For more information about me and/or my qualifications please visit my website at:

www.consultationdirect.com

kirkussent

11:09AM | 06/15/04
Member Since: 05/03/04
8 lifetime posts
The UBC is used in California

Piffin

06:54PM | 06/15/04
Member Since: 11/06/02
1284 lifetime posts
"Curious as to what function the drain would serve in the case of a footer set at 42" below grade and a slab foundation on grade."

I have spent most of my thirty some year buildfing career in areas not covered by codes but where builders strive to do the best work possible without govt oversight.

Codes serve as a minimum guidline in many instances and as Glenn noted, they vary considerably according to local needs.

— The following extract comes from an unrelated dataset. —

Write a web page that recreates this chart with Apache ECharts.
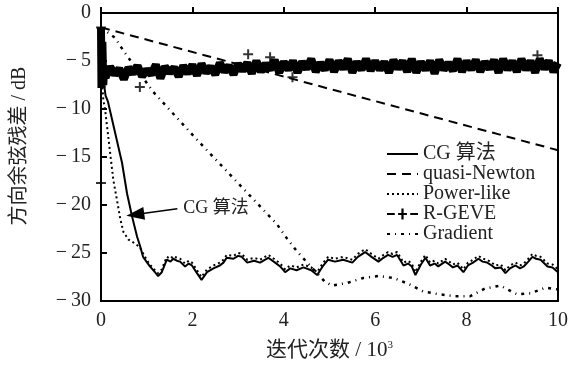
<!DOCTYPE html>
<html>
<head>
<meta charset="utf-8">
<script src="https://cdn.jsdelivr.net/npm/echarts@6/dist/echarts.min.js"></script>
<style>
  html, body { margin: 0; padding: 0; background: #fff; }
  #chart { width: 574px; height: 367px; }
</style>
</head>
<body>
<div id="chart"></div>
<script>
// x in 10^3 iterations, y in dB
const cgData = [[0,-1.5],[0.02,-6.5],[0.06,-7.2],[0.1,-8.6],[0.15,-9.2],[0.31,-12.5],[0.46,-15.6],[0.57,-18.8],[0.68,-21.2],[0.79,-23.3],[0.85,-24.2],[0.92,-25.4],[1.07,-26.4],[1.18,-27.0],[1.25,-27.4],[1.33,-27.0],[1.44,-25.7],[1.52,-25.9],[1.58,-25.6],[1.66,-25.8],[1.73,-25.9],[1.84,-26.4],[1.92,-26.1],[1.99,-26.3],[2.1,-27.1],[2.2,-27.8],[2.32,-27.0],[2.46,-26.6],[2.6,-26.3],[2.68,-26.0],[2.75,-25.5],[2.9,-25.6],[3.0,-25.3],[3.08,-25.4],[3.2,-26.0],[3.35,-25.8],[3.48,-26.0],[3.66,-25.5],[3.81,-26.0],[3.92,-26.4],[4.03,-27.0],[4.14,-26.6],[4.28,-26.8],[4.43,-26.5],[4.6,-26.8],[4.73,-27.3],[4.85,-26.4],[4.97,-25.7],[5.12,-25.9],[5.3,-25.7],[5.5,-26.0],[5.62,-25.4],[5.78,-24.9],[5.92,-25.4],[6.07,-25.9],[6.18,-25.5],[6.28,-25.2],[6.38,-25.4],[6.48,-25.2],[6.62,-26.3],[6.72,-26.1],[6.8,-26.4],[6.88,-27.3],[7.0,-26.2],[7.1,-25.5],[7.2,-26.3],[7.3,-26.1],[7.38,-26.4],[7.53,-25.9],[7.62,-26.2],[7.7,-26.5],[7.8,-26.3],[7.93,-27.0],[8.03,-26.3],[8.14,-26.0],[8.26,-25.6],[8.35,-25.9],[8.45,-26.0],[8.55,-26.3],[8.63,-26.6],[8.75,-26.5],[8.85,-27.1],[8.95,-26.6],[9.07,-26.3],[9.17,-26.6],[9.25,-26.4],[9.35,-25.9],[9.44,-25.4],[9.52,-25.6],[9.62,-25.7],[9.77,-26.4],[9.88,-26.5],[10,-27.0]];
const quasiNewtonData = [[0,-1.5],[10,-14.3]];
const powerLikeData = [[0,-1.5],[0.02,-7],[0.05,-9],[0.09,-10.1],[0.15,-12.5],[0.21,-15],[0.27,-17.4],[0.35,-19.5],[0.42,-21.4],[0.49,-22.8],[0.6,-23.6],[0.74,-24.0],[0.85,-24.4],[0.95,-25.3],[1.05,-26.1],[1.18,-26.8],[1.25,-27.1],[1.33,-26.7],[1.44,-25.4],[1.52,-25.6],[1.58,-25.3],[1.66,-25.5],[1.73,-25.6],[1.84,-26.1],[1.92,-25.8],[1.99,-26.0],[2.1,-26.8],[2.2,-27.5],[2.32,-26.7],[2.46,-26.3],[2.6,-26.0],[2.68,-25.7],[2.75,-25.2],[2.9,-25.3],[3.0,-25.0],[3.08,-25.1],[3.2,-25.7],[3.35,-25.5],[3.48,-25.7],[3.66,-25.2],[3.81,-25.7],[3.92,-26.1],[4.03,-26.7],[4.14,-26.3],[4.28,-26.5],[4.43,-26.2],[4.6,-26.5],[4.73,-27.0],[4.85,-26.1],[4.97,-25.4],[5.12,-25.6],[5.3,-25.4],[5.5,-25.7],[5.62,-25.1],[5.78,-24.6],[5.92,-25.1],[6.07,-25.6],[6.18,-25.2],[6.28,-24.9],[6.38,-25.1],[6.48,-24.9],[6.62,-26.0],[6.72,-25.8],[6.8,-26.1],[6.88,-27.0],[7.0,-25.9],[7.1,-25.2],[7.2,-26.0],[7.3,-25.8],[7.38,-26.1],[7.53,-25.6],[7.62,-25.9],[7.7,-26.2],[7.8,-26.0],[7.93,-26.7],[8.03,-26.0],[8.14,-25.7],[8.26,-25.3],[8.35,-25.6],[8.45,-25.7],[8.55,-26.0],[8.63,-26.3],[8.75,-26.2],[8.85,-26.8],[8.95,-26.3],[9.07,-26.0],[9.17,-26.3],[9.25,-26.1],[9.35,-25.6],[9.44,-25.1],[9.52,-25.3],[9.62,-25.4],[9.77,-26.1],[9.88,-26.2],[10,-26.7]];
const gradientData = [[0,-1.5],[0.31,-2.6],[0.5,-4.0],[1.14,-8.2],[2.1,-13.2],[3.85,-22.0],[4.07,-23.5],[4.3,-24.9],[4.9,-28.0],[5.06,-28.4],[5.4,-28.1],[5.74,-27.6],[6.07,-27.4],[6.4,-27.6],[6.72,-28.2],[7.05,-29.0],[7.4,-29.3],[7.75,-29.5],[8.08,-29.5],[8.4,-28.7],[8.74,-28.4],[9.1,-29.3],[9.4,-29.2],[9.73,-28.6],[10,-28.8]];
// R-GEVE: start, then noisy band sampled every 0.1 from 0.1 to 10
const rgeveStart = [[0,-1.5],[0.01,-7.8],[0.03,-3.0],[0.05,-7.5],[0.07,-5.5]];
const rgeveBand = [
  -6.7,-5.6,-6.4,-5.8,-6.9,-5.7,-6.3,-5.5,-6.6,-5.9,
  -6.4,-5.4,-6.8,-5.6,-6.2,-5.7,-6.6,-5.5,-6.3,-5.4,
  -6.5,-5.3,-6.2,-5.6,-6.4,-5.2,-6.1,-5.5,-6.4,-5.3,
  -6.0,-5.2,-6.3,-5.0,-6.1,-5.3,-5.9,-4.9,-6.2,-5.1,
  -5.9,-5.0,-6.2,-5.1,-5.8,-4.8,-6.1,-5.2,-5.9,-4.9,
  -6.1,-5.0,-5.8,-4.8,-6.2,-5.1,-5.9,-4.8,-6.0,-5.0,
  -5.9,-5.1,-6.2,-4.9,-5.8,-5.0,-6.1,-4.8,-6.2,-5.1,
  -5.9,-5.0,-6.3,-4.9,-5.9,-5.2,-6.0,-4.8,-6.1,-5.0,
  -5.9,-4.9,-6.1,-5.1,-5.8,-4.9,-6.2,-4.8,-5.9,-5.0,
  -6.1,-4.8,-5.9,-5.0,-6.2,-4.8,-5.8,-5.0,-6.1,-5.2
];
const rgeveMarkers = [[0,-1.5],[0,-17.7],[0.85,-7.7],[3.22,-4.3],[3.7,-4.6],[4.19,-6.7],[9.55,-4.4]];

const rgeveData = rgeveStart.concat(rgeveBand.map((v, i) => [Number(((i + 1) * 0.1).toFixed(1)), v]));

const plusPath = 'path://M4,0H6V4H10V6H6V10H4V6H0V4H4Z';
const legendPlus = 'path://M0,4H7V6H0Z M10,4H18V6H10Z M13,0H15V10H13Z M21,4H28V6H21Z';
const font = "'Liberation Serif','Noto Sans CJK SC',serif";

const chart = echarts.init(document.getElementById('chart'));
chart.setOption({
  animation: false,
  backgroundColor: '#fff',
  textStyle: { fontFamily: font, color: '#222' },
  grid: { left: 101, right: 16, top: 13, bottom: 66, show: true, borderColor: '#000', borderWidth: 2 },
  legend: {
    orient: 'vertical', left: 381, top: 139,
    itemWidth: 31, itemHeight: 12, itemGap: 0,
    itemStyle: { opacity: 0 },
    textStyle: { fontFamily: font, fontSize: 20, color: '#222', lineHeight: 19 },
    data: ['CG 算法', 'quasi-Newton', 'Power-like', { name: 'R-GEVE', icon: legendPlus, itemStyle: { opacity: 1 } }, 'Gradient']
  },
  xAxis: {
    type: 'value', min: 0, max: 10, interval: 2,
    name: '迭代次数 / 10{sup|3}', nameLocation: 'middle', nameGap: 39,
    nameTextStyle: { fontFamily: font, fontSize: 21, color: '#222', rich: { sup: { fontSize: 11, verticalAlign: 'top', padding: [0, 0, 10, 0], fontFamily: font, color: '#222' } } },
    axisLine: { lineStyle: { color: '#000', width: 2 } },
    axisTick: { inside: true, length: 6, lineStyle: { color: '#000', width: 2 } },
    axisLabel: { fontSize: 20, color: '#222', margin: 10, fontFamily: font },
    splitLine: { show: false }
  },
  yAxis: {
    type: 'value', min: -30, max: 0, interval: 5,
    name: '方向余弦残差 / dB', nameLocation: 'middle', nameGap: 71,
    nameTextStyle: { fontFamily: font, fontSize: 20, color: '#222', padding: [0, 0, 0, 22] },
    axisLine: { lineStyle: { color: '#000', width: 2 } },
    axisTick: { inside: true, length: 6, lineStyle: { color: '#000', width: 2 } },
    axisLabel: { fontSize: 20, color: '#222', margin: 10, fontFamily: font,
      formatter: v => v === 0 ? '0' : '\u2212\u2009' + Math.abs(v) },
    splitLine: { show: false }
  },
  series: [
    {
      name: 'R-GEVE', type: 'line', data: rgeveData, symbol: 'none',
      lineStyle: { color: '#000', width: 8 }, itemStyle: { color: '#000' }, z: 2
    },
    {
      name: 'R-GEVE', type: 'scatter', data: rgeveMarkers, symbol: plusPath, symbolSize: 10,
      itemStyle: { color: '#000' }, z: 3
    },
    {
      name: 'quasi-Newton', type: 'line', data: quasiNewtonData, symbol: 'none',
      lineStyle: { color: '#000', width: 2, type: [9, 6] }, itemStyle: { color: '#000' }
    },
    {
      name: 'Gradient', type: 'line', data: gradientData, symbol: 'none',
      lineStyle: { color: '#000', width: 2.5, type: [3, 5, 1, 5] }, itemStyle: { color: '#000' }
    },
    {
      name: 'Power-like', type: 'line', data: powerLikeData, symbol: 'none',
      lineStyle: { color: '#000', width: 2, type: [2, 3] }, itemStyle: { color: '#000' }
    },
    {
      name: 'CG 算法', type: 'line', data: cgData, symbol: 'none',
      lineStyle: { color: '#000', width: 2 }, itemStyle: { color: '#000' },
      markLine: {
        silent: true, animation: false,
        lineStyle: { color: '#000', width: 1.5, type: 'solid' },
        label: { show: true, position: 'start', formatter: 'CG 算法', fontFamily: font, fontSize: 18, color: '#222', distance: 6 },
        data: [[
          { coord: [1.67, -20.4], symbol: 'none' },
          { coord: [0.75, -21.0], symbol: 'triangle', symbolSize: [13, 18] }
        ]]
      }
    }
  ]
});
</script>
</body>
</html>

There are a great many unstable soils in the world which are made more so by water as it comes and goes. Rising water tabn;les can cause hydrostatic pressure from under a dwelling that can heave slabs, add moisture to interiors, lift flooring finishes, etc. The best solution is prevention.

I understand that in many midwest areas especially, that ground water can and does often rise and fall in cases such as you describe. A grid of perforated drains is laid within that leads to a sump pit where water can mechanically be removed from the soil and sub-slab so as not to allow it to damage the home.

I have seen homes moved by hydrostatic pressure when drainage is neglected. There are few locations, in my opinion where it is wise to totally ignore drainage when there is any possible way to do it. Daylight drains are not the only option. Sumps and drywells can help also..

Excellence is its own reward!


fragasaurus

09:18AM | 06/17/04
Member Since: 12/01/02
93 lifetime posts
Piffin,

Thanks once again for your insight. We are building on ledge and it is likely that we will pin the footings so hopefully the soils will not come into play negatively in this case. The water table for most of this site is over 300 feet so hopefully a rising table is also not a problem. I think we are just looking at ground water.